— Begin —
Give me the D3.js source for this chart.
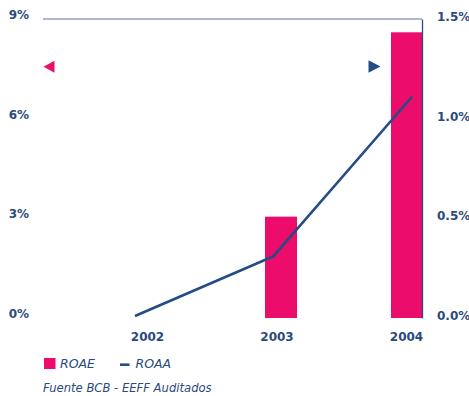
<!DOCTYPE html>
<html>
<head>
<meta charset="utf-8">
<script src="https://cdn.jsdelivr.net/npm/d3@7"></script>
<style>
  html, body { margin: 0; padding: 0; background: #fff; }
  svg { display: block; }
  text { font-family: "DejaVu Sans", sans-serif; }
</style>
</head>
<body>
<script>
// ROAE (bars, left axis) and ROAA (line, right axis), in percent
const years = ["2002", "2003", "2004"];
const roae = [null, 3.05, 8.6];
const roaa = [0.01, 0.31, 1.11];
const leftTicks = [0, 3, 6, 9];
const rightTicks = [0, 0.5, 1.0, 1.5];
const legendLabels = ["ROAE", "ROAA"];
const sourceNote = "Fuente BCB - EEFF Auditados";

const W = 469, H = 396;
const pink = "#ec0c6c";
const navy = "#244c85";
const labelColor = "#2b4a7e";

const svg = d3.select("body").append("svg")
  .attr("width", W).attr("height", H);
svg.append("rect").attr("width", W).attr("height", H).attr("fill", "#fff");

const yTop = 19, yZero = 318, xLeft = 43, xRight = 422;

const yL = d3.scaleLinear().domain([0, 9]).range([yZero, yTop]);
const yR = d3.scaleLinear().domain([0, 1.5]).range([yZero, yTop]);

// bars on a band scale, line on a point scale, year labels on their own point scale
const xBand = d3.scaleBand().domain(years).range([92, 470])
  .paddingInner(0.746).paddingOuter(0.373);
const xLine = d3.scalePoint().domain(years).range([135, 412]);
const xLabel = d3.scalePoint().domain(years).range([147, 406]);

// top border line
svg.append("line")
  .attr("x1", xLeft).attr("x2", xRight)
  .attr("y1", yL(9)).attr("y2", yL(9))
  .attr("stroke", "#5a72a0").attr("stroke-width", 1.2);

// bars
svg.append("g").selectAll("rect")
  .data(years.map((y, i) => ({ year: y, v: roae[i] })).filter(d => d.v != null))
  .join("rect")
  .attr("x", d => xBand(d.year))
  .attr("width", xBand.bandwidth())
  .attr("y", d => yL(d.v))
  .attr("height", d => yL(0) - yL(d.v))
  .attr("fill", pink);

// right axis
const gR = svg.append("g")
  .attr("transform", `translate(${xRight},0)`)
  .call(d3.axisRight(yR).tickValues(rightTicks).tickSize(0).tickSizeOuter(0)
    .tickPadding(15).tickFormat(d => d.toFixed(1) + "%"));
gR.select(".domain").attr("stroke", navy).attr("stroke-width", 1.3);
gR.selectAll("text")
  .attr("fill", labelColor).attr("font-size", 12).attr("font-weight", "bold")
  .attr("font-family", "DejaVu Sans, sans-serif")
  .attr("y", -2.5);

// left axis
const gL = svg.append("g")
  .attr("transform", "translate(29,0)")
  .call(d3.axisLeft(yL).tickValues(leftTicks).tickSize(0).tickPadding(0)
    .tickFormat(d => d + "%"));
gL.select(".domain").remove();
gL.selectAll("text")
  .attr("fill", labelColor).attr("font-size", 12).attr("font-weight", "bold")
  .attr("font-family", "DejaVu Sans, sans-serif")
  .attr("y", -4.5);

// year labels
const gX = svg.append("g")
  .attr("transform", `translate(0,${yZero})`)
  .call(d3.axisBottom(xLabel).tickSize(0).tickPadding(14));
gX.select(".domain").remove();
gX.selectAll("text")
  .attr("fill", labelColor).attr("font-size", 12).attr("font-weight", "bold")
  .attr("font-family", "DejaVu Sans, sans-serif");

// ROAA line
svg.append("path")
  .datum(years.map((y, i) => [xLine(y), yR(roaa[i])]))
  .attr("d", d3.line())
  .attr("fill", "none")
  .attr("stroke", navy)
  .attr("stroke-width", 2.6)
  .attr("stroke-linejoin", "round");

// axis indicator triangles
svg.append("path")
  .attr("d", "M43.5,66.7 L54.5,60.7 L54.5,72.7 Z")
  .attr("fill", pink);
svg.append("path")
  .attr("d", "M380.5,66.5 L368.5,60.2 L368.5,72.8 Z")
  .attr("fill", navy);

// legend
const lg = svg.append("g");
lg.append("rect").attr("x", 44).attr("y", 358).attr("width", 11.5).attr("height", 11)
  .attr("fill", pink);
lg.append("text").attr("x", 60).attr("y", 368).text(legendLabels[0])
  .attr("font-size", 12.5).attr("font-style", "italic").attr("fill", labelColor);
lg.append("line").attr("x1", 120).attr("x2", 129.5).attr("y1", 364.7).attr("y2", 364.7)
  .attr("stroke", navy).attr("stroke-width", 2.6);
lg.append("text").attr("x", 135.5).attr("y", 368).text(legendLabels[1])
  .attr("font-size", 12.5).attr("font-style", "italic").attr("fill", labelColor);

svg.append("text").attr("x", 43).attr("y", 392).text(sourceNote)
  .attr("font-size", 11.6).attr("font-style", "italic").attr("fill", labelColor);
</script>
</body>
</html>
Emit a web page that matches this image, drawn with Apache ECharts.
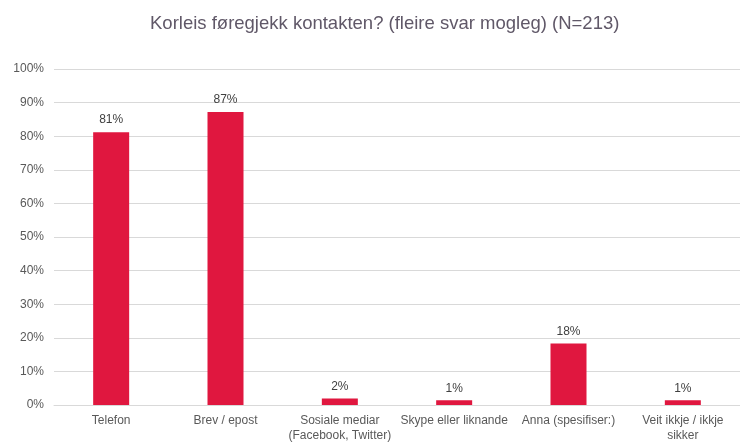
<!DOCTYPE html>
<html><head><meta charset="utf-8">
<script src="https://cdn.jsdelivr.net/npm/echarts@6/dist/echarts.min.js"></script>
<style>html,body{margin:0;padding:0;background:#fff}#c{width:740px;height:443px}</style>
</head><body><div id="c"></div>
<script>
const categories = ['Telefon', 'Brev / epost', 'Sosiale mediar\n(Facebook, Twitter)', 'Skype eller liknande', 'Anna (spesifiser:)', 'Veit ikkje / ikkje\nsikker'];
const values = [81.2, 87.2, 1.9, 1.4, 18.3, 1.4];
const yTicks = [0, 10, 20, 30, 40, 50, 60, 70, 80, 90, 100];

const chart = echarts.init(document.getElementById('c'), null, {renderer: 'canvas'});
chart.setOption({
  animation: false,
  title: {
    text: 'Korleis føregjekk kontakten? (fleire svar mogleg) (N=213)',
    left: 145, top: 9,
    textStyle: {fontFamily: 'Liberation Sans', fontSize: 18.5, fontWeight: 'normal', color: '#605868'}
  },
  grid: {left: 54, top: 69, width: 690, height: 343, containLabel: false},
  xAxis: {
    type: 'category', data: categories,
    axisLine: {show: true, lineStyle: {color: '#d9d9d9'}},
    axisTick: {show: false},
    axisLabel: {interval: 0, fontFamily: 'Liberation Sans', fontSize: 12, color: '#595959', margin: 8, lineHeight: 15}
  },
  yAxis: {
    type: 'value', min: 0, max: 100, interval: 10,
    axisLabel: {formatter: v => yTicks.includes(v) ? v + '%' : '', fontFamily: 'Liberation Sans', fontSize: 12, color: '#595959', margin: 10},
    axisLine: {show: false}, axisTick: {show: false},
    splitLine: {lineStyle: {color: '#d9d9d9'}}
  },
  series: [{
    type: 'bar', data: values, barWidth: 36,
    itemStyle: {color: '#e0173f'},
    label: {show: true, position: 'top', distance: 6, formatter: p => Math.round(p.value) + '%',
      fontFamily: 'Liberation Sans', fontSize: 12, color: '#404040'}
  }]
});
</script></body></html>
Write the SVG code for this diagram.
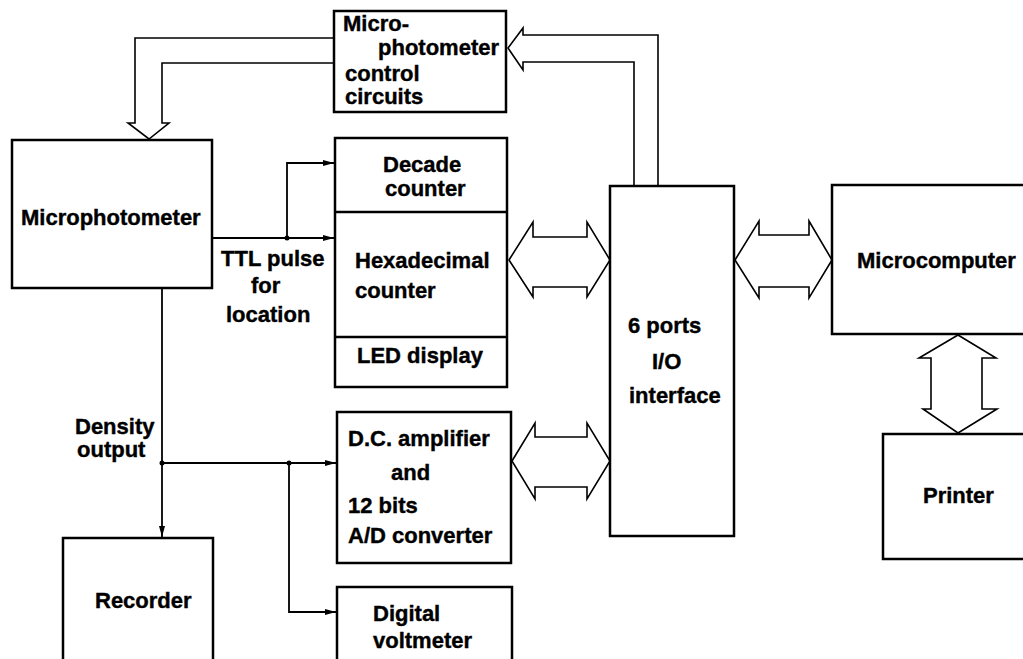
<svg xmlns="http://www.w3.org/2000/svg" width="1023" height="659" viewBox="0 0 1023 659">
<style>
.box{fill:#fff;stroke:#000;stroke-width:2.5}
.div{fill:none;stroke:#000;stroke-width:2.5}
.ln{fill:none;stroke:#000;stroke-width:1.8}
.bus{fill:#fff;stroke:#000;stroke-width:1.6;stroke-linejoin:miter}
text{font-family:"Liberation Sans",Arial,sans-serif;font-weight:bold;font-size:22px;fill:#000;stroke:#000;stroke-width:0.4}
</style>
<defs>
<marker id="ah" markerUnits="userSpaceOnUse" markerWidth="12" markerHeight="8" refX="11" refY="4" orient="auto">
<path d="M0,1 L11,4 L0,7 Z" fill="#000"/>
</marker>
</defs>
<rect width="1023" height="659" fill="#fff"/>
<g id="connectors">
<path class="bus" d="M334,38 L135,38 L135,123 L128,123 L149,139 L169,123 L162,123 L162,63 L334,63"/>
<path class="bus" d="M658,187 L658,35 L523,35 L523,28 L508,48 L523,70 L523,62 L634,62 L634,187"/>
<path class="bus" d="M509,260 L533,222 L533,237 L587,237 L587,222 L610,260 L587,297 L587,287 L533,287 L533,297 Z"/>
<path class="bus" d="M512,461 L535,423 L535,437 L587,437 L587,423 L610,461 L587,499 L587,487 L535,487 L535,499 Z"/>
<path class="bus" d="M735,260 L759,221 L759,235 L809,235 L809,221 L832,260 L809,298 L809,287 L759,287 L759,298 Z"/>
<path class="bus" d="M958,335 L996,358 L982,358 L982,409 L997,409 L958,433 L923,409 L931,409 L931,358 L919,358 Z"/>
<path class="ln" d="M212,238 L334,238" marker-end="url(#ah)"/>
<path class="ln" d="M287,238 L287,163 L334,163" marker-end="url(#ah)"/>
<path class="ln" d="M162,288 L162,537" marker-end="url(#ah)"/>
<path class="ln" d="M162,463 L336,463" marker-end="url(#ah)"/>
<path class="ln" d="M289,463 L289,612 L336,612" marker-end="url(#ah)"/>
<circle cx="287" cy="238" r="2.5" fill="#000"/>
<circle cx="162" cy="463" r="2.5" fill="#000"/>
<circle cx="289" cy="463" r="2.5" fill="#000"/>
</g>
<g id="control">
<rect class="box" x="334" y="11" width="172" height="101"/>
<text x="343" y="31">Micro-</text>
<text x="378" y="55">photometer</text>
<text x="345" y="81">control</text>
<text x="345" y="104">circuits</text>
</g>
<g id="microphotometer">
<rect class="box" x="12" y="140" width="200" height="148"/>
<text x="21" y="225">Microphotometer</text>
</g>
<g id="ttl-label">
<text x="221" y="266">TTL pulse</text>
<text x="251" y="293">for</text>
<text x="226" y="322">location</text>
</g>
<g id="counters">
<rect class="box" x="335" y="138" width="172" height="249"/>
<path class="div" d="M335,212 L507,212 M335,337 L507,337"/>
<text x="383" y="172">Decade</text>
<text x="385" y="196">counter</text>
<text x="355" y="268">Hexadecimal</text>
<text x="355" y="298">counter</text>
<text x="357" y="363">LED display</text>
</g>
<g id="density-label">
<text x="75" y="434">Density</text>
<text x="77" y="457">output</text>
</g>
<g id="adc">
<rect class="box" x="337" y="412" width="174" height="151"/>
<text x="348" y="446">D.C. amplifier</text>
<text x="391" y="480">and</text>
<text x="348" y="513">12 bits</text>
<text x="348" y="543">A/D converter</text>
</g>
<g id="voltmeter">
<rect class="box" x="337" y="587" width="175" height="90"/>
<text x="373" y="621">Digital</text>
<text x="373" y="648">voltmeter</text>
</g>
<g id="recorder">
<rect class="box" x="63" y="538" width="150" height="140"/>
<text x="95" y="608">Recorder</text>
</g>
<g id="io">
<rect class="box" x="610" y="186" width="124" height="350"/>
<text x="628" y="333">6 ports</text>
<text x="652" y="369">I/O</text>
<text x="629" y="403">interface</text>
</g>
<g id="microcomputer">
<rect class="box" x="832" y="185" width="210" height="149"/>
<text x="857" y="268">Microcomputer</text>
</g>
<g id="printer">
<rect class="box" x="883" y="434" width="160" height="125"/>
<text x="923" y="503">Printer</text>
</g>
</svg>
— End —
What the task asks: Report each line in the data that holds the word "this".

Task result:
Give me the D3.js source for this chart.
Emit a web page that matches this image, drawn with Apache ECharts.
Write the SVG code for this diagram.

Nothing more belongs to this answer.